Another day, another dose of freezing rain - what fun! At least I'm home typing in the warm but I must confess that my thighs got really cold on the school run today - I'd enclose a picture of them if I thought it pertinent to the blog, but it isn't so I won't. Despite wearing gloves and slathering my hands with Neutrogena lotion (the choice of big hairy Norwegian fishermen apparently - yikes!) my poor pinkies are still chapped and I attach a picture for your delectation and also so that you can admire my Boots Number 7 nail polish in the rather spiffing 'Damson' hue. Here's hoping that I'm not recognised in the London area by the shots of my feet and hands I upload via this blog on a regular basis! Yes, I do have large hands and no, I cannot get most ladies gloves to fit with the exception of John Lewis' XL size. I also cannot get bangles over my hands and no, I'm not a bloke and unfortunately despite having really long fingers I cannot play the piano very well.
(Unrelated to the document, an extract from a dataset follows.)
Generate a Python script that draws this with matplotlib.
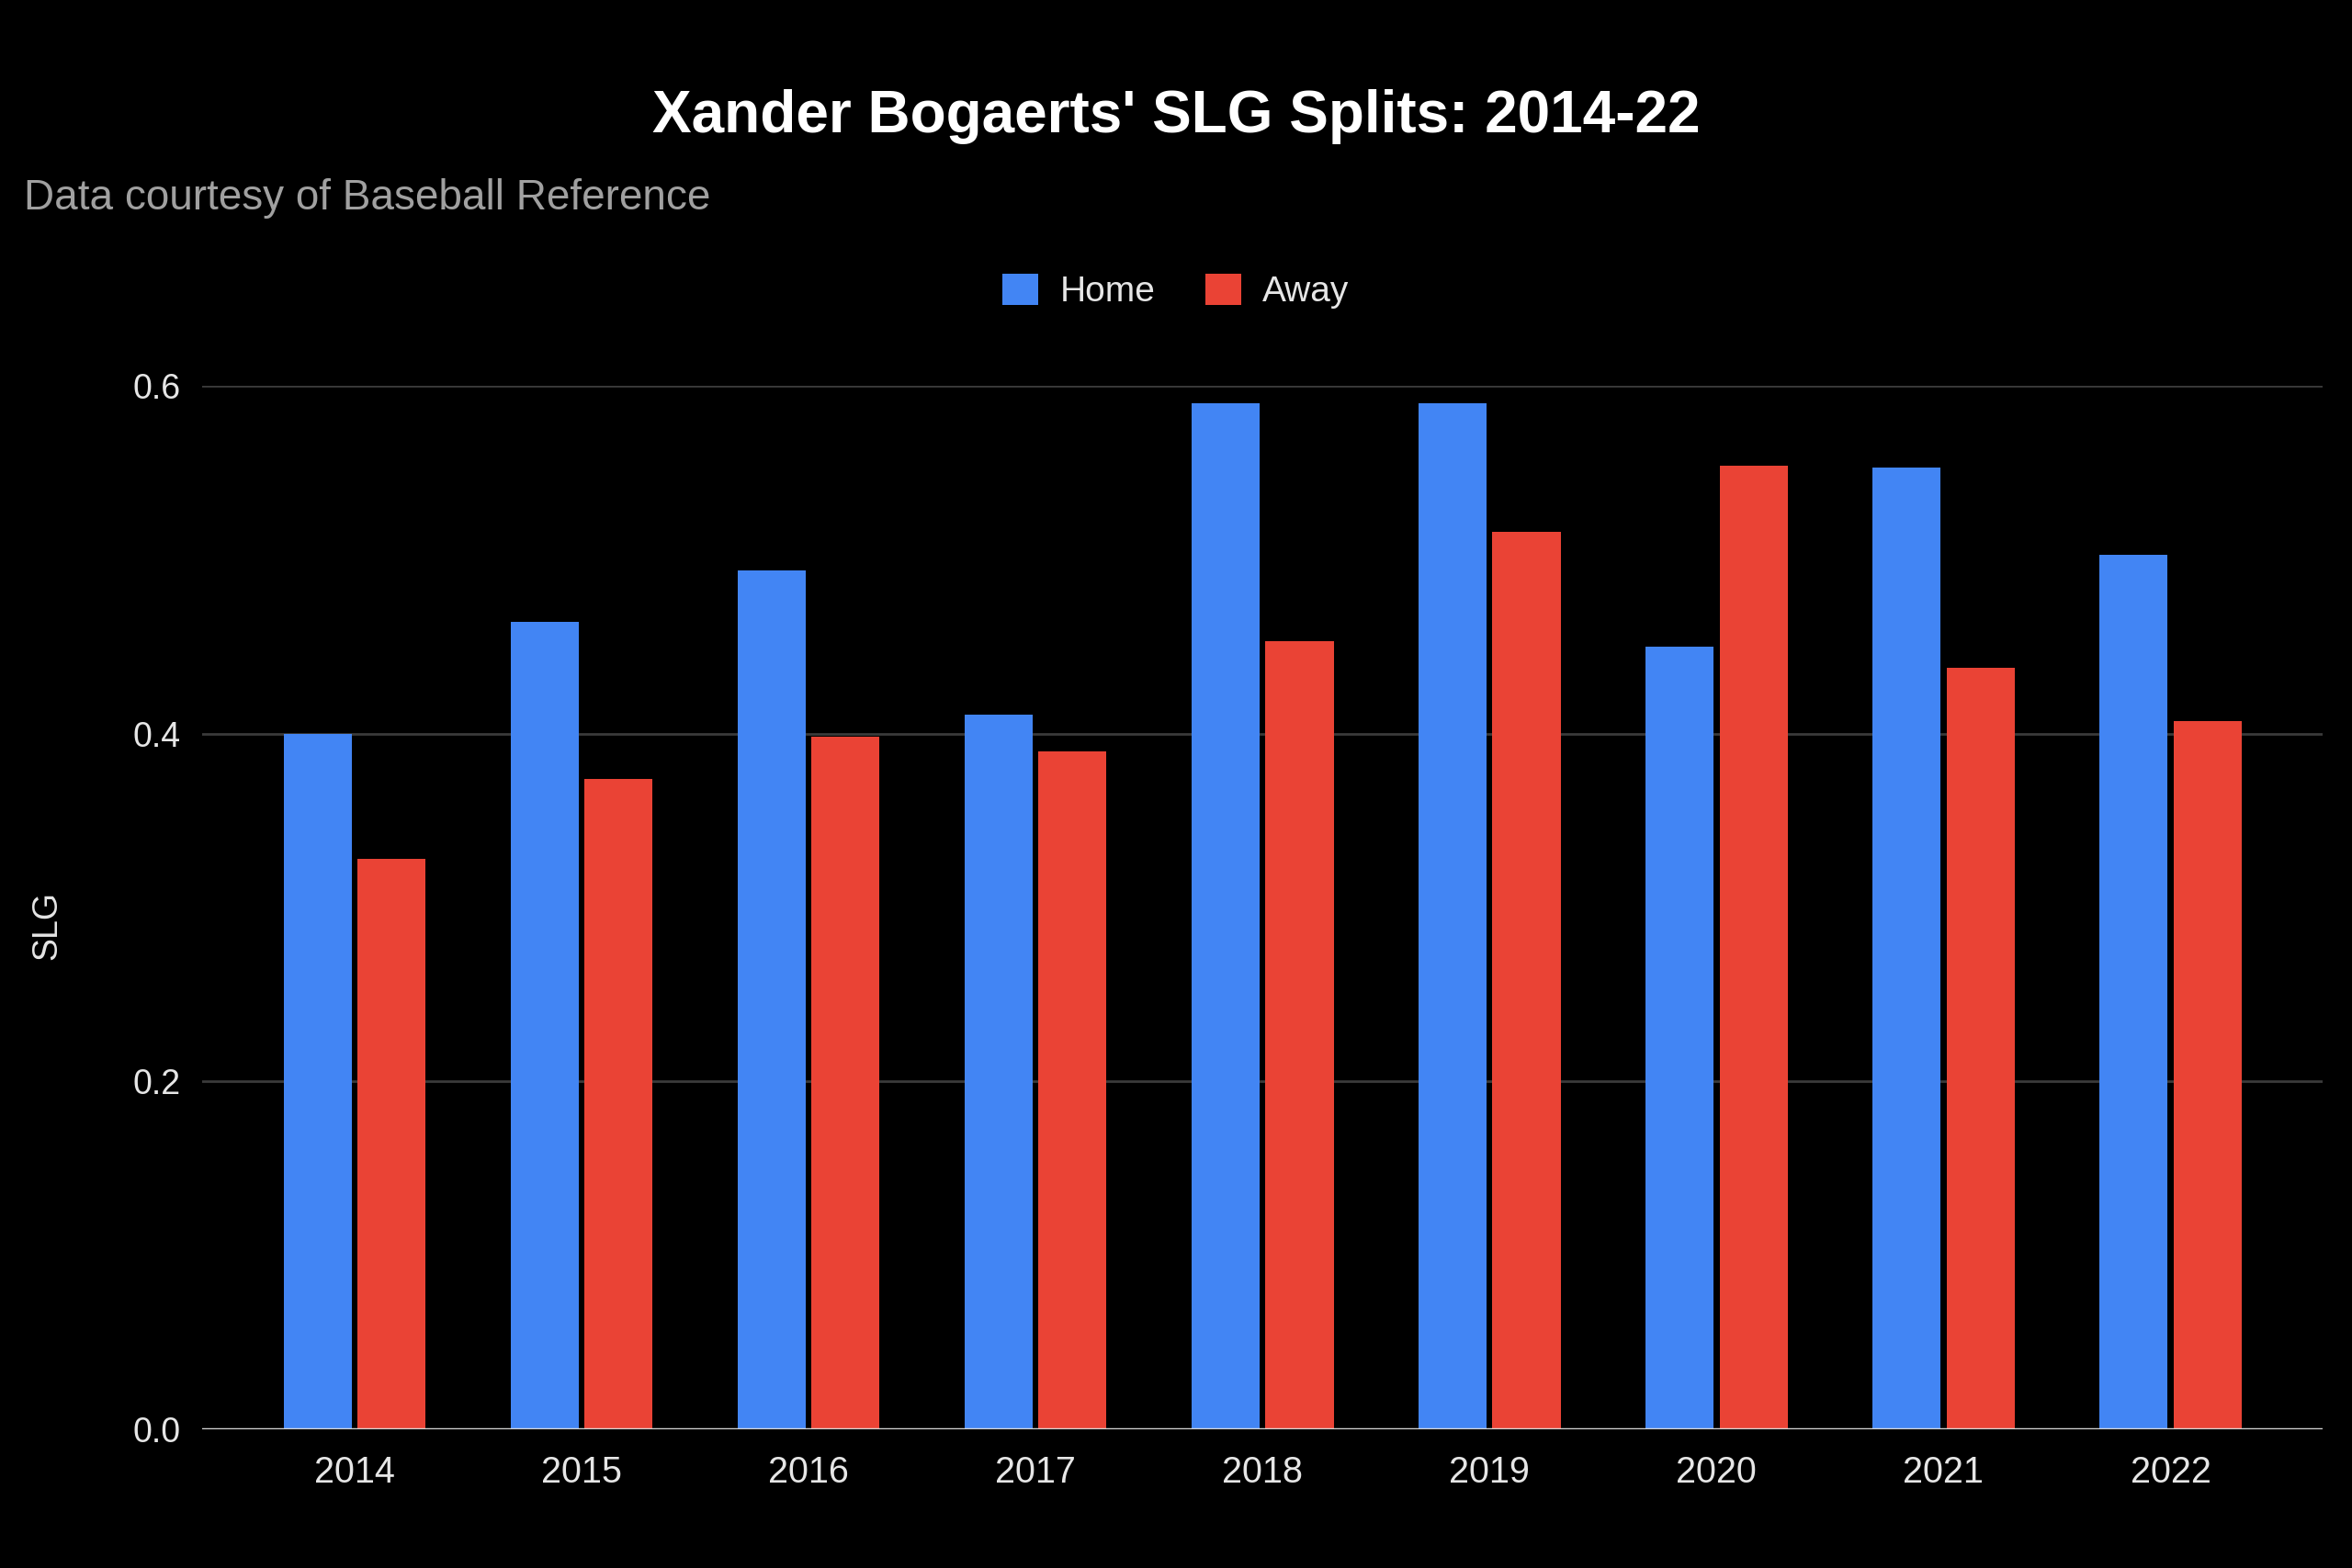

Apparently women with large hands aren't popular with the majority of men because it makes their member look commensurately smaller if the aforementioned lady is holding it in her hand!
So, Duchess - how did you get on with your erotic writing workshop last night? Oh, thanks for asking but I never got there. Despite living in London for the majority of my life I always find that I get lost because I'm often journeying to strange places to experience odd courses. Last night I couldn't locate Hoxton Square however hard I tried, but if you don't know the east end of London you'd probably be in the same boat. I'm really strange like that - I always get really confused the first time I go somewhere and then after that I'm fine. It's a shame and my poor feet got really sore as a result, plus my tights kept falling down:
They are Marks and Spencer 60 (or is that 40?) denier opaques but they tend to sag after a long walk and more worryingly, bunch up underneath the ball of my foot causing soreness. It didn't help that the Doctor Martens knee-length diva boots I was wearing were rucking up on the right heel, rubbing and causing a blister. Ok - let's really wallow in a myriad of self-pity now - poor old me - the fact that the #141 bus to I boarded back to London Bridge firstly meant that some big nosed idiot pushed me out of the way when I tried to take my favourite 'driving' seat at the front of the top deck, but to add insult to injury the flipping vehicle terminated early in Monument and I had to walk across the Thames (via the bridge: I'm not Jesus) with the bitter wind biting into my face. When I finally got home I snapped a picture of my poor afflicted sole: granted it doesn't look particularly bad, but it's uncomfortable still.
God, I've really whinged today haven't I? With this in mind I shall complete my scribblings, log off and attempt to do some ironing. It's the school fayre this afternoon and therefore a pity that it's such poor weather. We've got a horse and buggy there too - are you thinking as I am that they'll be no greenery left in the grounds once the horsies have munched it all? And as for the manure aspect - well I don't think the attached poo bag element was ever sorted out!